Sometimes shareholders and sell-side analysts feel comfortable sharing constructive criticism and feedback with management teams directly.
However, we know from our time on both the sell and buy side that being "too open" can sometimes damage a relationship. Sell-side analysts have a disincentive to be brutally honest, lest they offend someone and lose their standing for future corporate access, and while buy-side analysts can potentially be more open, they too risk losing access to management if their comments cause too much of a "stir."
This is where we come in. Having sat in the seat of both the buy and sell side analyst, we understand these political challenges and conduct perception studies on an anonymous basis while also empathizing with each party. Remember, we "speak their language" and can often get them to truly open up to us - providing highly valuable feedback that we can use to help management adjust the telling of their story or whatever aspects of their IR program need to be adjusted.
Investors have short attention spans. This is because they're focused on many other things beyond just analyzing your company. A typical sell-side analyst covers 10-12 stocks and a buy-side analyst can cover up to 100. This means they have limited time with which to spend understanding the basics of your company, how you make money, what your competitive advantage is, and why they should be interested in spending more time with you to decide if they should invest. We've sat in this seat and have read hundreds (perhaps thousands) of investor presentations and we have a list of "best practices" that illustrate how to best capture investors' attention.
How many analyst days has your management team attended? Probably none. What about your IR director? Likely a similar answer, right?

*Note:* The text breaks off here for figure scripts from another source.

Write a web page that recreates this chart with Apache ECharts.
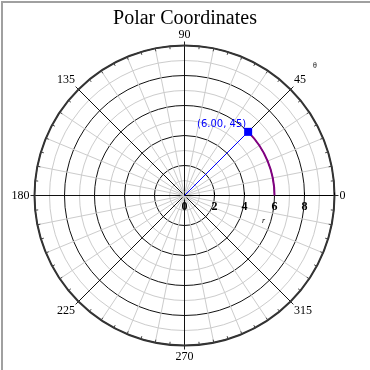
<!DOCTYPE html>
<html>
<head>
<meta charset="utf-8">
<style>html,body{margin:0;padding:0;background:#fff;}#c{width:370px;height:370px;}</style>
<script src="https://cdn.jsdelivr.net/npm/echarts@6/dist/echarts.min.js"></script>
</head>
<body>
<div id="c"></div>
<script>
// ---- data ----
const titleText = 'Polar Coordinates';
const radiusMin = 0, radiusMax = 10, radiusStep = 2;
const angleMin = 0, angleMax = 360, angleStep = 45;
const pointR = [6];          // radius of the marked point
const pointTheta = [45];     // angle (deg) of the marked point
const arcR = [6];            // arc radius
const arcFrom = [0];         // arc start angle
const arcTo = [45];          // arc end angle

const chart = echarts.init(document.getElementById('c'), null, {renderer: 'canvas'});
const serif = "'Liberation Serif','DejaVu Serif',serif";
const center = [184.5, 195.5];
const rad = 150;

const option = {
  animation: false,
  backgroundColor: '#fff',
  title: {
    text: titleText, left: 'center', top: 4,
    textStyle: {fontFamily: serif, fontSize: 20, fontWeight: 'normal', color: '#000'}
  },
  polar: [
    {center: center, radius: rad},
    {center: center, radius: rad}
  ],
  angleAxis: [
    {
      polarIndex: 0, type: 'value', min: angleMin, max: angleMax, interval: angleStep,
      startAngle: 0, clockwise: false, z: 3,
      axisLine: {show: true, lineStyle: {color: '#333', width: 2}},
      axisTick: {show: true, inside: false, length: 4, lineStyle: {color: '#222', width: 1}},
      minorTick: {show: false, splitNumber: 4},
      axisLabel: {
        show: true, margin: 5, color: '#000', fontFamily: serif, fontSize: 12,
        formatter: v => (v >= angleMax ? '' : String(v))
      },
      splitLine: {show: true, lineStyle: {color: '#111', width: 1}},
      minorSplitLine: {show: true, lineStyle: {color: '#cccccc', width: 1}}
    },
    {
      polarIndex: 1, type: 'value', min: angleMin, max: angleMax, interval: angleStep,
      startAngle: 0, clockwise: false, z: 4,
      axisLine: {show: false},
      axisTick: {show: false, inside: true},
      minorTick: {show: true, splitNumber: 8, length: 3, lineStyle: {color: '#444', width: 1}},
      axisLabel: {show: false},
      splitLine: {show: false},
      minorSplitLine: {show: false}
    }
  ],
  radiusAxis: [
    {
      polarIndex: 0, type: 'value', min: radiusMin, max: radiusMax, interval: radiusStep, z: 3,
      axisLine: {show: true, lineStyle: {color: '#000', width: 1}},
      axisTick: {show: true, inside: true, length: 3, lineStyle: {color: '#000'}},
      minorTick: {show: false, splitNumber: 2},
      axisLabel: {
        show: true, margin: -17, color: '#000', fontFamily: serif, fontSize: 12, fontWeight: 'bold',
        formatter: v => (v >= radiusMax ? '' : String(v))
      },
      splitLine: {show: true, lineStyle: {color: '#111', width: 1}},
      minorSplitLine: {show: true, lineStyle: {color: '#cccccc', width: 1}}
    },
    {
      polarIndex: 1, type: 'value', min: radiusMin, max: radiusMax, show: false,
      axisLine: {show: false}, axisTick: {show: false}, axisLabel: {show: false},
      splitLine: {show: false}
    }
  ],
  series: [
    {
      type: 'custom', coordinateSystem: 'polar', polarIndex: 0, z: 5,
      data: arcR.map((r, i) => [r, arcFrom[i], arcTo[i]]),
      renderItem: function (params, api) {
        const r = api.value(0), a0 = api.value(1), a1 = api.value(2);
        const c = api.coord([0, a0]);
        const p0 = api.coord([r, a0]);
        const p1 = api.coord([r, a1]);
        const R = Math.hypot(p0[0] - c[0], p0[1] - c[1]);
        const s = Math.atan2(p1[1] - c[1], p1[0] - c[0]);
        const e = Math.atan2(p0[1] - c[1], p0[0] - c[0]);
        return {
          type: 'arc',
          shape: {cx: c[0], cy: c[1], r: R, startAngle: s, endAngle: e, clockwise: true},
          style: {stroke: '#800080', lineWidth: 2, fill: null}
        };
      }
    },
    {
      type: 'line', coordinateSystem: 'polar', polarIndex: 0, z: 6,
      lineStyle: {color: '#0000ff', width: 1},
      itemStyle: {color: '#0000ff'},
      symbol: 'none',
      data: [
        {value: [0, pointTheta[0]], symbol: 'none'},
        {
          value: [pointR[0], pointTheta[0]], symbol: 'rect', symbolSize: 8,
          label: {
            show: true, position: 'left', distance: 0, offset: [2, -7],
            color: '#0000ff', fontFamily: "'DejaVu Sans',sans-serif", fontSize: 10,
            formatter: p => '(' + p.value[0].toFixed(2) + ', ' + p.value[1] + ')'
          }
        }
      ]
    }
  ],
  graphic: [
    {type: 'rect', left: 1, top: 1, shape: {width: 2, height: 369}, style: {fill: '#a0a0a0'}},
    {type: 'rect', left: 1, top: 1, shape: {width: 369, height: 2}, style: {fill: '#a0a0a0'}},
    {type: 'text', left: 313, top: 62, style: {text: 'θ', fontSize: 8, fontFamily: serif, fill: '#000'}},
    {type: 'text', left: 262, top: 217, style: {text: 'r', fontSize: 8, fontStyle: 'italic', fontFamily: serif, fill: '#000'}}
  ]
};
chart.setOption(option);
</script>
</body>
</html>
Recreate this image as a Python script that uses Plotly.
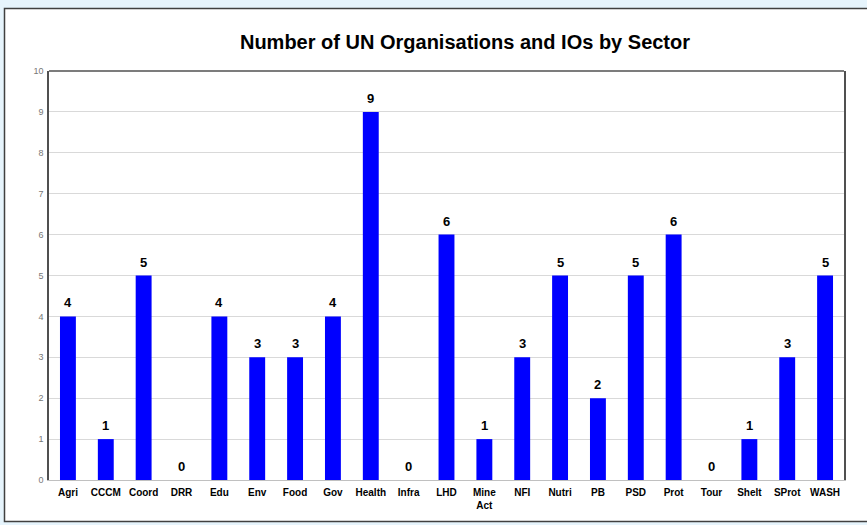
import plotly.graph_objects as go

categories = ["Agri", "CCCM", "Coord", "DRR", "Edu", "Env", "Food", "Gov", "Health", "Infra",
              "LHD", "Mine<br>Act", "NFI", "Nutri", "PB", "PSD", "Prot", "Tour", "Shelt", "SProt", "WASH"]
values = [4, 1, 5, 0, 4, 3, 3, 4, 9, 0, 6, 1, 3, 5, 2, 5, 6, 0, 1, 3, 5]
y_ticks = list(range(0, 11))

W, H = 867, 525
L, R, T, B = 49, 23, 71, 45
pw, ph = W - L - R, H - T - B

def px(x):
    return (x - L) / pw

def py(y):
    return (H - B - y) / ph

fig = go.Figure(go.Bar(
    x=categories, y=values,
    marker=dict(color="#0000ff", line=dict(width=0)),
    hoverinfo="x+y",
))

annotations = [
    dict(x=c, y=v, xref="x", yref="y", text=f"<b>{v}</b>", showarrow=False,
         yanchor="bottom", yshift=4,
         font=dict(family="Liberation Sans, Arial", size=13, color="#000000"))
    for c, v in zip(categories, values)
]

fig.update_layout(
    width=W, height=H,
    margin=dict(l=L, r=R, t=T, b=B),
    paper_bgcolor="#e6f4fc",
    plot_bgcolor="#ffffff",
    bargap=0.58,
    showlegend=False,
    font=dict(family="Liberation Sans, Arial", color="#000000"),
    title=dict(text="<b>Number of UN Organisations and IOs by Sector</b>",
               xref="container", x=465 / W, xanchor="center", y=1 - 42 / H, yanchor="middle",
               font=dict(size=20, color="#000000")),
    annotations=annotations,
    shapes=[
        dict(type="rect", xref="paper", yref="paper", layer="below",
             x0=px(4.5), x1=px(900), y0=py(521.5), y1=py(8.5),
             fillcolor="#ffffff", line=dict(color="#404040", width=1.5)),
        dict(type="line", xref="paper", yref="paper",
             x0=0, x1=1, y0=1, y1=1, line=dict(color="#505050", width=1.5)),
    ],
)

fig.update_xaxes(
    tickfont=dict(size=10, color="#000000", family="Liberation Sans, Arial"),
    tickprefix="<b>", ticksuffix="</b>",
    showline=True, linecolor="#c0c0c0", linewidth=1,
    showgrid=False, ticks="", ticklen=0, ticklabelstandoff=3,
)
fig.update_yaxes(
    range=[0, 10], tickvals=y_ticks,
    tickfont=dict(size=9, color="#777777"),
    showgrid=True, gridcolor="#d9d9d9", gridwidth=1,
    showline=True, linecolor="#505050", linewidth=1.5, mirror=True,
    zeroline=False, ticks="", ticklen=0, ticklabelstandoff=2,
)

fig.write_html(
    "out.html",
    config={"displayModeBar": False},
    post_script="document.body.style.margin='0';document.body.style.padding='0';"
                "document.body.style.background='#e6f4fc';",
)
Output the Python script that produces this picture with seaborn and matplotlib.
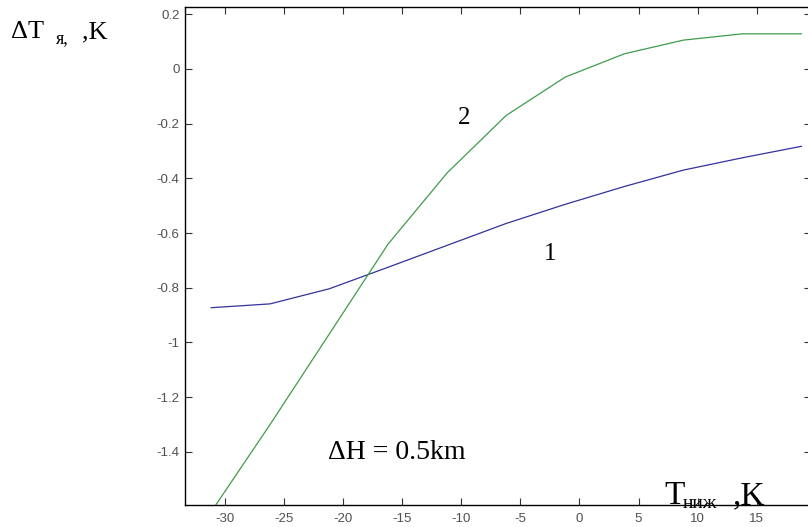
import numpy as np
import pandas as pd
import seaborn as sns
import matplotlib
matplotlib.use("Agg")
import matplotlib.pyplot as plt

# values
t_low = [-31.2, -26.2, -21.2, -16.2, -11.2, -6.2, -1.2, 3.8, 8.8, 13.8, 18.8]
dT_1 = [-0.873, -0.859, -0.804, -0.725, -0.645, -0.565, -0.495, -0.43, -0.37, -0.325, -0.283]
dT_2 = [-1.62, -1.30, -0.97, -0.64, -0.38, -0.17, -0.03, 0.055, 0.105, 0.128, 0.128]
xticks = [-30, -25, -20, -15, -10, -5, 0, 5, 10, 15]
yticks = [0.2, 0, -0.2, -0.4, -0.6, -0.8, -1, -1.2, -1.4]

df = pd.DataFrame({
    "T": t_low * 2,
    "dT": dT_1 + dT_2,
    "curve": ["1"] * len(t_low) + ["2"] * len(t_low),
})

sns.set_style("ticks")
plt.rcParams["axes.unicode_minus"] = False
plt.rcParams["text.color"] = "black"
W, H = 808, 527
fig = plt.figure(figsize=(W / 100, H / 100), dpi=100)
ax = fig.add_axes([185 / W, (H - 505) / H, (811 - 185) / W, (505 - 7) / H])

sns.lineplot(data=df, x="T", y="dT", hue="curve", palette=["#33339a", "#3f9c4c"],
             linewidth=0.9, legend=False, ax=ax, sort=False)

ax.set_xlim(-33.4, 19.6)
ax.set_ylim(-1.594, 0.226)
ax.set_xticks(xticks)
ax.set_yticks(yticks)
ax.set_xticklabels([f"{v:g}" for v in xticks], family="Liberation Sans")
ax.set_yticklabels([f"{v:g}" for v in yticks], family="Liberation Sans")
ax.set_xlabel("")
ax.set_ylabel("")
ax.tick_params(direction="in", length=5, width=0.8, top=True, right=True,
               labelsize=9.5, labelcolor="#505050", color="#333333")
ax.tick_params(axis="x", pad=6)
ax.tick_params(axis="y", pad=4)
for s in ax.spines.values():
    s.set_color("black")
    s.set_linewidth(1.0)

serif = "Liberation Serif"
def ptext(x, y, s, size):
    fig.text(x / W, 1 - y / H, s, fontsize=size, family=serif, color="black",
             va="baseline", ha="left")

# y label
ptext(11, 38, "ΔT", 19)
ptext(56, 43, "я,", 13)
ptext(82, 38, ",K", 19)
# x label
ptext(664, 504, "T", 24)
ptext(683, 508, "ниж", 14)
ptext(733, 504, ",K", 24)
# annotations
ax.text(-10.3, -0.2, "2", fontsize=18, family=serif, color="black")
ax.text(-3.0, -0.7, "1", fontsize=18, family=serif, color="black")
ax.text(-21.3, -1.425, "ΔH = 0.5km", fontsize=20, family=serif, color="black")

fig.savefig("out.png", dpi=100)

We've been to hundreds of analyst days and have read the transcripts of many hundreds more. We can rattle off the top 10 best analyst days we've ever been to and why and can also tell you which ones we fell asleep in. When it comes to best practices around crafting an analyst day and prepping management for the inevitable questions they'll get at the end, we have more experience than just about anyone on the Street. Our coaching sessions prepare you for the most demanding sessions and will leave you feeling hyper-prepared for the big day.